Rovio’s education plans to fall under standalone company

Finnish entertainment company Rovio has spun off its former Angry Birds Playground education business to launch the standalone operation Fun Academy, which will be headed up by Rovio's former VP of education.
January 28, 2016

In keeping with its sharpened focus on media and gaming initiatives, Finnish entertainment company and Angry Birds creator Rovio has spun off its former Angry Birds Playground education business to launch the standalone operation Fun Academy.

The new venture is headed up by Sanna Lukander (pictured), formerly Rovio’s VP of education.

Operating as an independent company, Fun Academy has licensed the Angry Birds brand from Rovio while also assuming the operations of the former Angry Birds Playground childhood education program – a kindergarten product that launched in 2013 and currently counts customers in Shanghai, Chengdu, Nanjing, Singapore and Minnesota. Based on expertise from the Finnish National Curriculum for Kindergarten, and created in collaboration with the Department of Teacher Education at the University of Helsinki, the concept behind Angry Birds Playground supported early learning in areas such as math, language, music, arts and crafts and social and physical education.

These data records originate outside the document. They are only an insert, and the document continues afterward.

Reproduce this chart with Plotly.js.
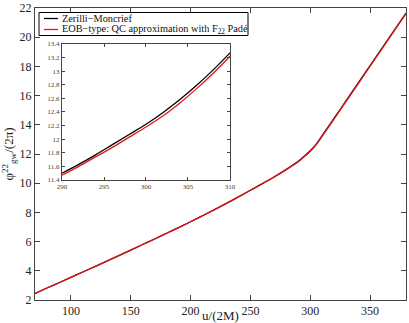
<!DOCTYPE html>
<html><head><meta charset="utf-8">
<script src="https://cdn.plot.ly/plotly-3.0.1.min.js"></script>
<style>html,body{margin:0;padding:0;background:#fff}#c{width:409px;height:323px}</style>
</head><body><div id="c"></div>
<script>
// Main range data
const uMain = [70,80,90,100,110,120,130,140,150,160,170,180,190,200,210,220,230,240,250,260,270,280,290,295,300,305,310,320,330,340,350,360,370,380];
const zmMain = [2.45,2.82,3.18,3.55,3.92,4.29,4.66,5.04,5.42,5.80,6.18,6.57,6.96,7.36,7.77,8.19,8.62,9.06,9.52,9.97,10.44,10.95,11.50,11.85,12.22,12.68,13.27,14.45,15.65,16.85,18.05,19.25,20.45,21.65];
const eobMain = [2.45,2.82,3.18,3.55,3.92,4.29,4.66,5.04,5.42,5.80,6.18,6.57,6.96,7.36,7.77,8.19,8.62,9.06,9.52,9.96,10.43,10.93,11.47,11.82,12.18,12.64,13.22,14.41,15.61,16.81,18.01,19.21,20.41,21.61];
// Inset (zoom) data
const uInset = [290,292,294,296,298,300,302,304,306,308,310];
const zmInset = [11.50,11.63,11.77,11.92,12.07,12.22,12.39,12.58,12.79,13.02,13.27];
const eobInset = [11.47,11.60,11.74,11.88,12.03,12.18,12.34,12.53,12.74,12.97,13.22];
const names = ["Zerilli\u2212Moncrief","EOB\u2212type: QC approximation with F<sub>22</sub> Pad\u00e9"];
const colors = ["#000","#e8141a"];

const F = "Liberation Serif";
const traces = [
  {x:uMain,y:zmMain,mode:"lines",line:{color:colors[0],width:1.3,shape:"spline"},name:names[0]},
  {x:uMain,y:eobMain,mode:"lines",line:{color:colors[1],width:1.3,shape:"spline"},name:names[1]},
  {x:uInset,y:zmInset,mode:"lines",line:{color:colors[0],width:1.3,shape:"spline"},xaxis:"x2",yaxis:"y2",name:names[0]},
  {x:uInset,y:eobInset,mode:"lines",line:{color:colors[1],width:1.3,shape:"spline"},xaxis:"x2",yaxis:"y2",name:names[1]}
];
// legend drawn manually (compact, like the reference)
const px = p => (p-35)/371, py = p => (300-p)/292;
const legY = [18.5, 29.5];
const shapes = [{type:"rect",xref:"paper",yref:"paper",x0:px(39),x1:px(248),y0:py(35.5),y1:py(12.5),line:{color:"#000",width:1},fillcolor:"#fff",layer:"above"}];
const annotations = [];
names.forEach((n,i)=>{
  shapes.push({type:"line",xref:"paper",yref:"paper",x0:px(44),x1:px(58),y0:py(legY[i]),y1:py(legY[i]),line:{color:colors[i],width:1.3},layer:"above"});
  annotations.push({xref:"paper",yref:"paper",x:px(61),y:py(legY[i]),xanchor:"left",yanchor:"middle",text:n,showarrow:false,font:{size:10.3,family:F,color:"#111"},borderpad:0});
});
const axBase = {showgrid:false,zeroline:false,showline:true,linecolor:"#444",linewidth:1,mirror:"ticks",ticks:"inside",tickcolor:"#444"};
const layout = {
  width:409,height:323,margin:{l:35,r:3,t:8,b:23},
  paper_bgcolor:"#fff",plot_bgcolor:"#fff",showlegend:false,
  font:{family:F,color:"#222",size:12},
  xaxis:Object.assign({},axBase,{range:[70,380],dtick:50,tick0:0,ticklen:5,tickfont:{size:12,family:F},
    title:{text:"u/(2M)",font:{size:13,family:F},standoff:0}}),
  yaxis:Object.assign({},axBase,{range:[2,22],dtick:2,tick0:0,ticklen:5,tickfont:{size:12,family:F},
    title:{text:"\u03c6<sup>22</sup><sub>gw</sub>/(2\u03c0)",font:{size:13,family:F},standoff:5}}),
  xaxis2:Object.assign({},axBase,{domain:[0.0728,0.5256],anchor:"y2",range:[290,310],dtick:5,ticklen:3,tickfont:{size:7,family:F,color:"#444"}}),
  yaxis2:Object.assign({},axBase,{domain:[0.411,0.8767],anchor:"x2",range:[11.4,13.4],dtick:0.2,tick0:0,ticklen:3,tickfont:{size:7,family:F,color:"#444"}}),
  shapes:shapes, annotations:annotations
};
Plotly.newPlot("c",traces,layout,{displayModeBar:false,staticPlot:true});
</script></body></html>
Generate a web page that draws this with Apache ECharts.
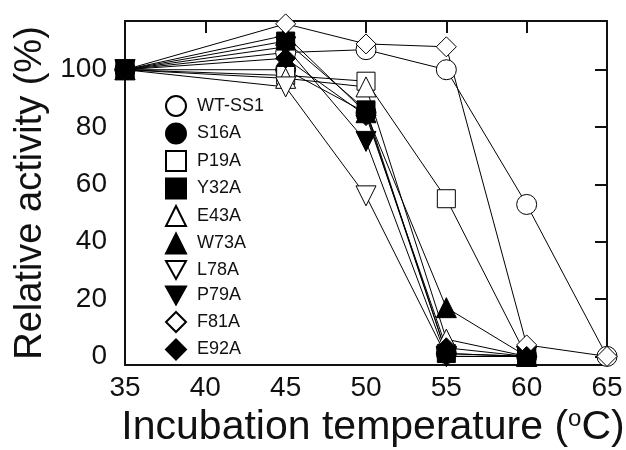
<!DOCTYPE html>
<html>
<head>
<meta charset="utf-8">
<script src="https://cdn.jsdelivr.net/npm/echarts@6/dist/echarts.min.js"></script>
<style>html,body{margin:0;padding:0;background:#fff;}#c{width:626px;height:450px;}</style>
</head>
<body>
<div id="c"></div>
<script>
const temps = [35, 45, 50, 55, 60, 65];
const seriesNames = ['WT-SS1','S16A','P19A','Y32A','E43A','W73A','L78A','P79A','F81A','E92A'];
const wtSS1 = [100, 106, 107, 100, 53, 0];
const s16A  = [100, 100, 85, 1, 0];
const p19A  = [100, 98, 96, 55, 0];
const y32A  = [100, 110, 86, 1, 0];
const e43A  = [100, 97, 94, 6, 0];
const w73A  = [100, 112, 85, 17, 0];
const l78A  = [100, 94, 56, 0, 0];
const p79A  = [100, 108, 75, 0, 0];
const f81A  = [100, 116, 109, 108, 4, 0];
const e92A  = [100, 104, 84, 3, 0];
const yTicks = [0, 20, 40, 60, 80, 100];

const values = [wtSS1, s16A, p19A, y32A, e43A, w73A, l78A, p79A, f81A, e92A];
const triDown = 'path://M0,0 L10,0 L5,9 Z';
const symbols = ['circle','circle','rect','rect','triangle','triangle',triDown,triDown,'diamond','diamond'];
const filled = [false,true,false,true,false,true,false,true,false,true];

const series = seriesNames.map((n, i) => ({
  name: n,
  type: 'line',
  data: values[i].map((v, j) => [temps[j], v]),
  symbol: symbols[i],
  symbolSize: (symbols[i] === 'rect') ? 18 : 20,
  showAllSymbol: true,
  lineStyle: {color: '#000', width: 1},
  itemStyle: {color: filled[i] ? '#000' : '#fff', borderColor: '#000', borderWidth: 1, opacity: 1},
  emphasis: {disabled: true},
  animation: false
}));

const chart = echarts.init(document.getElementById('c'), null, {renderer: 'canvas'});
chart.setOption({
  backgroundColor: '#fff',
  animation: false,
  grid: {left: 125, right: 19, top: 21, bottom: 85, outerBoundsMode: 'none', containLabel: false},
  legend: {
    orient: 'vertical',
    left: 160, top: 90,
    itemWidth: 20, itemHeight: 20, itemGap: 5.5,
    data: seriesNames.map((n, i) => ({name: n, icon: symbols[i]})),
    textStyle: {fontSize: 18, lineHeight: 20, color: '#111', fontFamily: 'Liberation Sans', padding: [0, 0, 0, 6]},
    selectedMode: false
  },
  xAxis: [{
    type: 'value', min: 35, max: 65, interval: 5,
    name: 'Incubation temperature ({sup|o}C)',
    nameLocation: 'middle', nameGap: 32,
    nameTextStyle: {fontSize: 41, color: '#111', fontFamily: 'Liberation Sans', padding: [0, 0, 0, 14],
      rich: {sup: {fontSize: 24, verticalAlign: 'top', color: '#111', fontFamily: 'Liberation Sans'}}},
    axisLine: {onZero: false, lineStyle: {color: '#111', width: 2}},
    axisTick: {show: false},
    axisLabel: {fontSize: 28, color: '#111', fontFamily: 'Liberation Sans', margin: 9},
    splitLine: {show: false}
  }, {
    type: 'value', min: 35, max: 65, interval: 5, position: 'top',
    axisLine: {onZero: false, lineStyle: {color: '#111', width: 2}},
    axisTick: {show: true, inside: true, length: 12, lineStyle: {color: '#111', width: 2}},
    axisLabel: {show: false},
    splitLine: {show: false}
  }],
  yAxis: [{
    type: 'value', min: -3, max: 117,
    name: 'Relative activity (%)',
    nameLocation: 'middle', nameGap: 74,
    nameTextStyle: {fontSize: 38, color: '#111', fontFamily: 'Liberation Sans'},
    axisLine: {onZero: false, lineStyle: {color: '#111', width: 2}},
    axisTick: {show: false},
    axisLabel: {customValues: yTicks, fontSize: 28, color: '#111', fontFamily: 'Liberation Sans', margin: 18},
    splitLine: {show: false}
  }, {
    type: 'value', min: -3, max: 117, position: 'right',
    axisLine: {onZero: false, lineStyle: {color: '#111', width: 2}},
    axisTick: {show: true, inside: true, length: 12, customValues: yTicks, lineStyle: {color: '#111', width: 2}},
    axisLabel: {show: false},
    splitLine: {show: false}
  }],
  series: series
});
</script>
</body>
</html>
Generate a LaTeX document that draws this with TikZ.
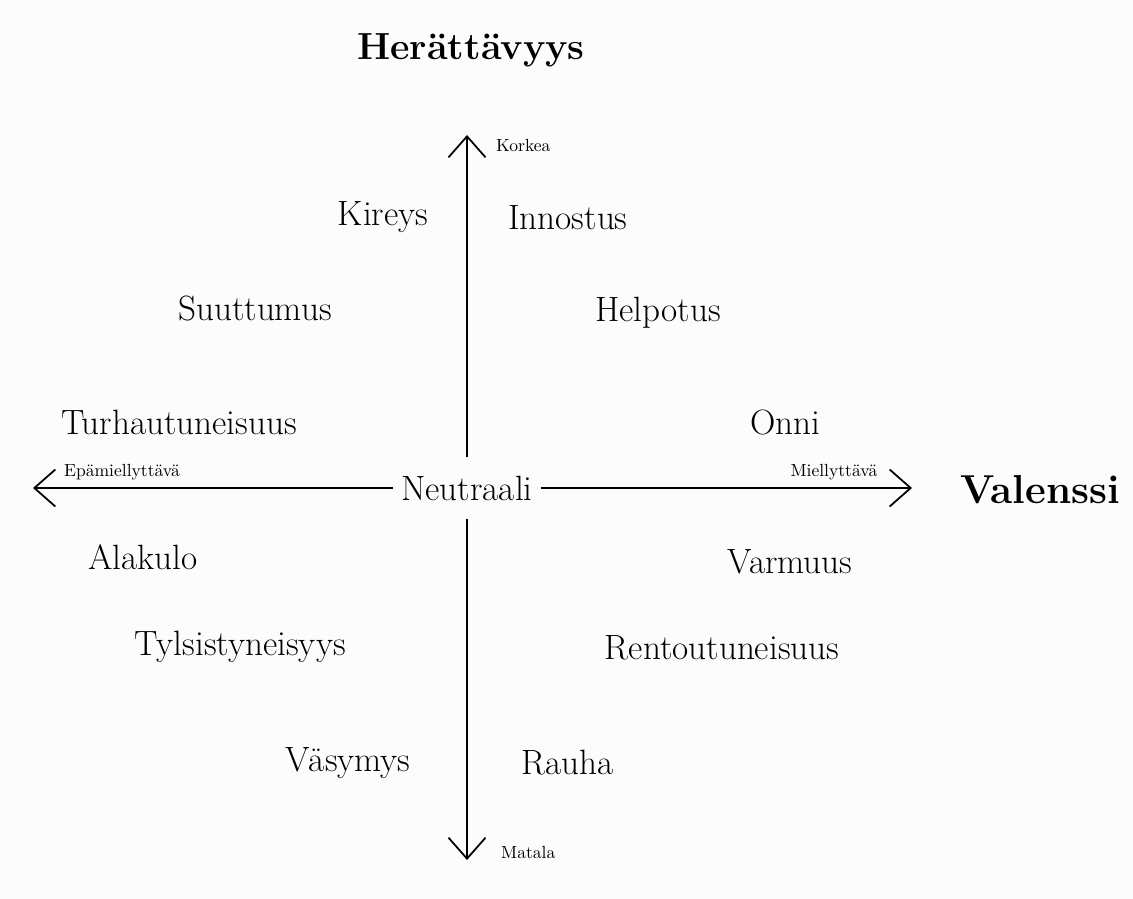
\documentclass[tikz,border=0pt]{standalone}
\usepackage{tikz}
\usetikzlibrary{arrows.meta}

\tikzset{
  tunne/.style={font=\fontsize{20}{24}\selectfont},
  pieni/.style={font=\fontsize{10}{12}\selectfont},
  otsikko/.style={font=\fontsize{21.5}{26}\selectfont\bfseries},
  akseli/.style={line width=1pt,-{Straight Barb[length=0.42cm,width=0.74cm,line width=1pt]}}
}

\begin{document}
\begin{tikzpicture}[x=0.02cm,y=-0.02cm]
        \useasboundingbox[fill=white!99!black] (0,0) rectangle (1133,899);

        \node[tunne,inner sep=0pt,minimum width=2.94cm,minimum height=1.22cm] (N) at (467,488) {Neutraali};
        \coordinate (YL) at (467,135);
        \coordinate (AL) at (467,860);
        \coordinate (VA) at (33,488);
        \coordinate (OI) at (912,488);

        \draw[akseli] (N) -- (YL);
        \draw[akseli] (N) -- (AL);
        \draw[akseli] (N) -- (VA);
        \draw[akseli] (N) -- (OI);

        \node[otsikko] (H) at (471,50) {Herättävyys};
        \node[otsikko,font=\fontsize{23}{27}\selectfont\bfseries] (V) at (1040,490) {Valenssi};

        \node[pieni,anchor=west] (K) at (490,145) {Korkea};
        \node[pieni,anchor=west] (M) at (495,852) {Matala};
        \node[pieni] (E) at (122,472) {Epämiellyttävä};
        \node[pieni] (P) at (834,472) {Miellyttävä};

        \node[tunne] (T1) at (383,217) {Kireys};
        \node[tunne] (T2) at (568,218) {Innostus};
        \node[tunne] (T3) at (255,308) {Suuttumus};
        \node[tunne] (T4) at (658,313) {Helpotus};
        \node[tunne] (T5) at (179,422) {Turhautuneisuus};
        \node[tunne] (T6) at (785,422) {Onni};
        \node[tunne] (T7) at (143,557) {Alakulo};
        \node[tunne] (T8) at (790,562) {Varmuus};
        \node[tunne] (T9) at (240,647) {Tylsistyneisyys};
        \node[tunne] (T10) at (722,648) {Rentoutuneisuus};
        \node[tunne] (T11) at (348,763) {Väsymys};
        \node[tunne] (T12) at (568,763) {Rauha};
      \end{tikzpicture}
\end{document}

Fun Academy will take over Angry Birds Playground’s ongoing major partnerships, as well as research initiatives with institutions like the University of Helsinki and Beijing Normal University. Fun Academy is also developing other products, services and tools for teachers, students and parents that promote fun learning.

Rovio will have a minority stake in the new venture, but Fun Academy will operate completely independently. Rovio’s move to distance itself from its educational ventures comes as the company continues to concentrate efforts on what it does best: Gaming and mobile media. Last August, the company admitted that its ambitions beyond its core businesses – including its entry into education and the YA book market – led to financial uncertainty and more than 260 job cuts late last year.